Task directions - Return the entries below verbatim. Pictures stay out.

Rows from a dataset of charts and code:

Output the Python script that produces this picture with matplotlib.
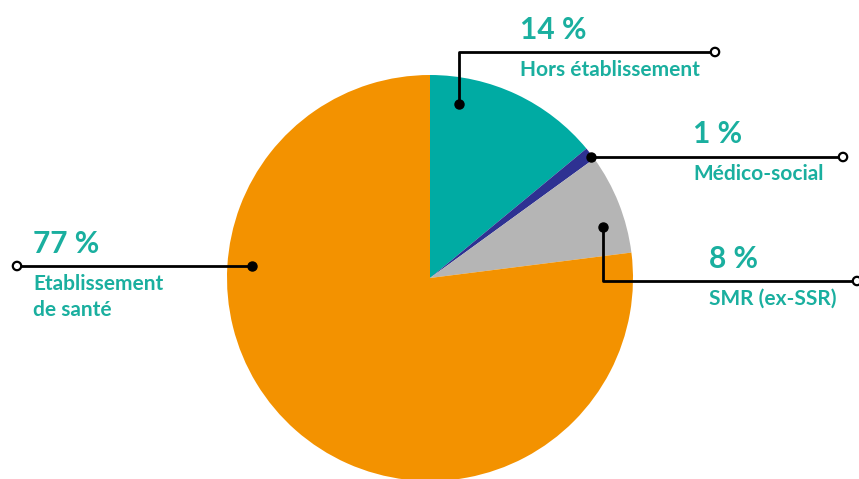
import matplotlib.pyplot as plt
from matplotlib.patches import Circle

# Données
categories = ["Hors établissement", "Médico-social", "SMR (ex-SSR)", "Etablissement\nde santé"]
parts = [14, 1, 8, 77]
couleurs = ["#00aba3", "#2e3192", "#b5b5b5", "#f39200"]

W, H = 859, 479
texte_col = "#1aaf9f"

fig = plt.figure(figsize=(W / 100, H / 100), dpi=100)
ax = fig.add_axes([0, 0, 1, 1])
ax.set_aspect("equal")

cx, cy, r = 430, H - 278, 203
ax.pie(parts, colors=couleurs, startangle=90, counterclock=False,
       center=(cx, cy), radius=r, frame=True,
       wedgeprops=dict(linewidth=0))
ax.set_xlim(0, W)
ax.set_ylim(0, H)
ax.axis("off")

# lignes de rappel : point plein, coude, cercle ouvert + position des textes
rappels = [
    dict(pts=[(459, 104), (459, 52), (715, 52)], txt=(520, 30), lab=(520, 70)),
    dict(pts=[(591, 157), (843, 157)], txt=(693, 134), lab=(693, 174)),
    dict(pts=[(603, 227), (603, 281), (857, 281)], txt=(709, 259), lab=(709, 299)),
    dict(pts=[(252, 266), (17, 266)], txt=(33, 244), lab=(33, 284)),
]


def yy(y):
    return H - y


for cat, p, rp in zip(categories, parts, rappels):
    xs = [x for x, _ in rp["pts"]]
    ys = [yy(y) for _, y in rp["pts"]]
    ax.plot(xs, ys, color="black", lw=2, solid_capstyle="butt", zorder=5)
    ax.plot(xs[0], ys[0], "o", ms=6.5, color="black", zorder=6)
    ax.add_patch(Circle((xs[-1], ys[-1]), 4.2, facecolor="white",
                        edgecolor="black", lw=1.6, zorder=7, clip_on=False))
    ax.text(rp["txt"][0], yy(rp["txt"][1]), f"{p} %", color=texte_col,
            fontsize=21.5, fontweight="bold", family="Lato", va="center", ha="left")
    for i, ligne in enumerate(cat.split("\n")):
        ax.text(rp["lab"][0], yy(rp["lab"][1] + 26 * i), ligne, color=texte_col,
                fontsize=15, fontweight="bold", family="Lato",
                va="center", ha="left")

fig.savefig("out.png", dpi=100)
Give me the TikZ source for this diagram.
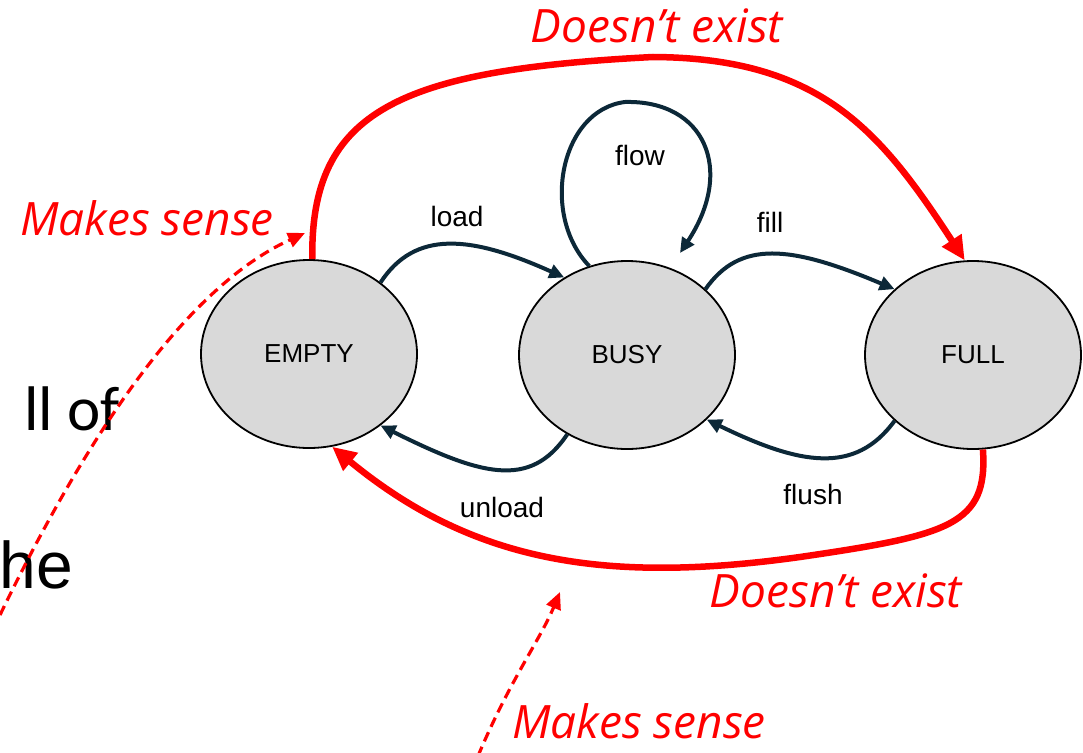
\documentclass[tikz,border=0pt]{standalone}
\usepackage{fontspec}
\setmainfont{Liberation Sans}
\newfontfamily\notefont{Open Sans}
\newfontfamily\slidefont{Carlito}
\usetikzlibrary{shapes.geometric,arrows.meta}
\definecolor{navy}{RGB}{12,40,56}
\definecolor{stategray}{RGB}{217,217,217}
\tikzset{
  state/.style={ellipse,draw=black,line width=1.8pt,fill=stategray,
    minimum width=216pt,minimum height=188pt,inner sep=0pt,
    font=\fontsize{26}{30}\selectfont},
  trans/.style={draw=navy,line width=4pt,
    -{Triangle[length=15pt,width=14pt]}},
  translabel/.style={font=\fontsize{28}{32}\selectfont,text=black,inner sep=0pt},
  nope/.style={draw=red,line width=6.5pt,
    -{Triangle[length=24pt,width=22pt]}},
  maybe/.style={draw=red,line width=3.2pt,dash pattern=on 10pt off 6pt,
    -{Triangle[length=17pt,width=15pt]}},
  note/.style={font=\notefont\itshape\fontsize{46}{52}\selectfont,text=red,
    inner sep=0pt,anchor=base},
}
\begin{document}
\begin{tikzpicture}[x=1pt,y=-1pt]
  \useasboundingbox (0,0) rectangle (1083,752);
  \clip (0,0) rectangle (1083,752);

  % slide text peeking out behind the diagram
  \node[font=\slidefont\fontsize{63}{72}\selectfont,anchor=base west,inner sep=0pt]
    (slideA) at (24,430) {ll of};
  \node[font=\fontsize{66}{76}\selectfont,anchor=base east,inner sep=0pt]
    (slideB) at (73,588) {he};

  % states
  \node[state] (empty) at (309,354) {EMPTY};
  \node[state] (busy)  at (627,355) {BUSY};
  \node[state] (full)  at (973,355) {FULL};

  % transitions
  \draw[trans] (empty.45) .. controls (415,230) and (470,235) .. (busy.129);
  \draw[trans] (busy.233) .. controls (530,490) and (480,475) .. (empty.-45);
  \draw[trans] (busy.40) .. controls (740,240) and (790,245) .. (full.140);
  \draw[trans] (full.220) .. controls (855,475) and (800,465) .. (busy.-39);
  \coordinate (flowtop) at (625,102);
  \coordinate (flowend) at (680,253);
  \draw[trans] (busy.113) .. controls (540,215) and (560,110) .. (flowtop)
    .. controls (705,100) and (735,170) .. (flowend);

  \node[translabel] (lload)   at (457,216) {load};
  \node[translabel] (lunload) at (502,507) {unload};
  \node[translabel] (lfill)   at (770,222) {fill};
  \node[translabel] (lflush)  at (813,494) {flush};
  \node[translabel] (lflow)   at (640,155) {flow};

  % transitions that do not exist
  \coordinate (topmid) at (653,57);
  \draw[nope] (empty.88) .. controls (310,110) and (400,70) .. (topmid)
    .. controls (820,58) and (880,130) .. (full.95);
  \coordinate (botmid) at (800,557);
  \draw[nope] (full.-84) .. controls (988,525) and (950,535) .. (botmid)
    .. controls (600,585) and (470,560) .. (empty.-76);

  \node[note] (n1) at (657,42) {Doesn’t exist};
  \node[note] (n2) at (836,607) {Doesn’t exist};

  % transitions that make sense
  \coordinate (ms1start) at (0,615);
  \coordinate (ms1end) at (305,233);
  \draw[maybe] (ms1start) .. controls (80,450) and (180,290) .. (ms1end);
  \coordinate (ms2start) at (478,756);
  \coordinate (ms2end) at (560,592);
  \draw[maybe] (ms2start) .. controls (510,680) and (540,640) .. (ms2end);

  \node[note] (n3) at (147,235) {Makes sense};
  \node[note] (n4) at (639,738) {Makes sense};
\end{tikzpicture}
\end{document}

Solution for this task -
Output the Python script that produces this picture with matplotlib.
import matplotlib.pyplot as plt
from matplotlib.patches import Circle

# Données
categories = ["Hors établissement", "Médico-social", "SMR (ex-SSR)", "Etablissement\nde santé"]
parts = [14, 1, 8, 77]
couleurs = ["#00aba3", "#2e3192", "#b5b5b5", "#f39200"]

W, H = 859, 479
texte_col = "#1aaf9f"

fig = plt.figure(figsize=(W / 100, H / 100), dpi=100)
ax = fig.add_axes([0, 0, 1, 1])
ax.set_aspect("equal")

cx, cy, r = 430, H - 278, 203
ax.pie(parts, colors=couleurs, startangle=90, counterclock=False,
       center=(cx, cy), radius=r, frame=True,
       wedgeprops=dict(linewidth=0))
ax.set_xlim(0, W)
ax.set_ylim(0, H)
ax.axis("off")

# lignes de rappel : point plein, coude, cercle ouvert + position des textes
rappels = [
    dict(pts=[(459, 104), (459, 52), (715, 52)], txt=(520, 30), lab=(520, 70)),
    dict(pts=[(591, 157), (843, 157)], txt=(693, 134), lab=(693, 174)),
    dict(pts=[(603, 227), (603, 281), (857, 281)], txt=(709, 259), lab=(709, 299)),
    dict(pts=[(252, 266), (17, 266)], txt=(33, 244), lab=(33, 284)),
]


def yy(y):
    return H - y


for cat, p, rp in zip(categories, parts, rappels):
    xs = [x for x, _ in rp["pts"]]
    ys = [yy(y) for _, y in rp["pts"]]
    ax.plot(xs, ys, color="black", lw=2, solid_capstyle="butt", zorder=5)
    ax.plot(xs[0], ys[0], "o", ms=6.5, color="black", zorder=6)
    ax.add_patch(Circle((xs[-1], ys[-1]), 4.2, facecolor="white",
                        edgecolor="black", lw=1.6, zorder=7, clip_on=False))
    ax.text(rp["txt"][0], yy(rp["txt"][1]), f"{p} %", color=texte_col,
            fontsize=21.5, fontweight="bold", family="Lato", va="center", ha="left")
    for i, ligne in enumerate(cat.split("\n")):
        ax.text(rp["lab"][0], yy(rp["lab"][1] + 26 * i), ligne, color=texte_col,
                fontsize=15, fontweight="bold", family="Lato",
                va="center", ha="left")

fig.savefig("out.png", dpi=100)
Give me the TikZ source for this diagram.
\documentclass[tikz,border=0pt]{standalone}
\usepackage{fontspec}
\setmainfont{Liberation Sans}
\newfontfamily\notefont{Open Sans}
\newfontfamily\slidefont{Carlito}
\usetikzlibrary{shapes.geometric,arrows.meta}
\definecolor{navy}{RGB}{12,40,56}
\definecolor{stategray}{RGB}{217,217,217}
\tikzset{
  state/.style={ellipse,draw=black,line width=1.8pt,fill=stategray,
    minimum width=216pt,minimum height=188pt,inner sep=0pt,
    font=\fontsize{26}{30}\selectfont},
  trans/.style={draw=navy,line width=4pt,
    -{Triangle[length=15pt,width=14pt]}},
  translabel/.style={font=\fontsize{28}{32}\selectfont,text=black,inner sep=0pt},
  nope/.style={draw=red,line width=6.5pt,
    -{Triangle[length=24pt,width=22pt]}},
  maybe/.style={draw=red,line width=3.2pt,dash pattern=on 10pt off 6pt,
    -{Triangle[length=17pt,width=15pt]}},
  note/.style={font=\notefont\itshape\fontsize{46}{52}\selectfont,text=red,
    inner sep=0pt,anchor=base},
}
\begin{document}
\begin{tikzpicture}[x=1pt,y=-1pt]
  \useasboundingbox (0,0) rectangle (1083,752);
  \clip (0,0) rectangle (1083,752);

  % slide text peeking out behind the diagram
  \node[font=\slidefont\fontsize{63}{72}\selectfont,anchor=base west,inner sep=0pt]
    (slideA) at (24,430) {ll of};
  \node[font=\fontsize{66}{76}\selectfont,anchor=base east,inner sep=0pt]
    (slideB) at (73,588) {he};

  % states
  \node[state] (empty) at (309,354) {EMPTY};
  \node[state] (busy)  at (627,355) {BUSY};
  \node[state] (full)  at (973,355) {FULL};

  % transitions
  \draw[trans] (empty.45) .. controls (415,230) and (470,235) .. (busy.129);
  \draw[trans] (busy.233) .. controls (530,490) and (480,475) .. (empty.-45);
  \draw[trans] (busy.40) .. controls (740,240) and (790,245) .. (full.140);
  \draw[trans] (full.220) .. controls (855,475) and (800,465) .. (busy.-39);
  \coordinate (flowtop) at (625,102);
  \coordinate (flowend) at (680,253);
  \draw[trans] (busy.113) .. controls (540,215) and (560,110) .. (flowtop)
    .. controls (705,100) and (735,170) .. (flowend);

  \node[translabel] (lload)   at (457,216) {load};
  \node[translabel] (lunload) at (502,507) {unload};
  \node[translabel] (lfill)   at (770,222) {fill};
  \node[translabel] (lflush)  at (813,494) {flush};
  \node[translabel] (lflow)   at (640,155) {flow};

  % transitions that do not exist
  \coordinate (topmid) at (653,57);
  \draw[nope] (empty.88) .. controls (310,110) and (400,70) .. (topmid)
    .. controls (820,58) and (880,130) .. (full.95);
  \coordinate (botmid) at (800,557);
  \draw[nope] (full.-84) .. controls (988,525) and (950,535) .. (botmid)
    .. controls (600,585) and (470,560) .. (empty.-76);

  \node[note] (n1) at (657,42) {Doesn’t exist};
  \node[note] (n2) at (836,607) {Doesn’t exist};

  % transitions that make sense
  \coordinate (ms1start) at (0,615);
  \coordinate (ms1end) at (305,233);
  \draw[maybe] (ms1start) .. controls (80,450) and (180,290) .. (ms1end);
  \coordinate (ms2start) at (478,756);
  \coordinate (ms2end) at (560,592);
  \draw[maybe] (ms2start) .. controls (510,680) and (540,640) .. (ms2end);

  \node[note] (n3) at (147,235) {Makes sense};
  \node[note] (n4) at (639,738) {Makes sense};
\end{tikzpicture}
\end{document}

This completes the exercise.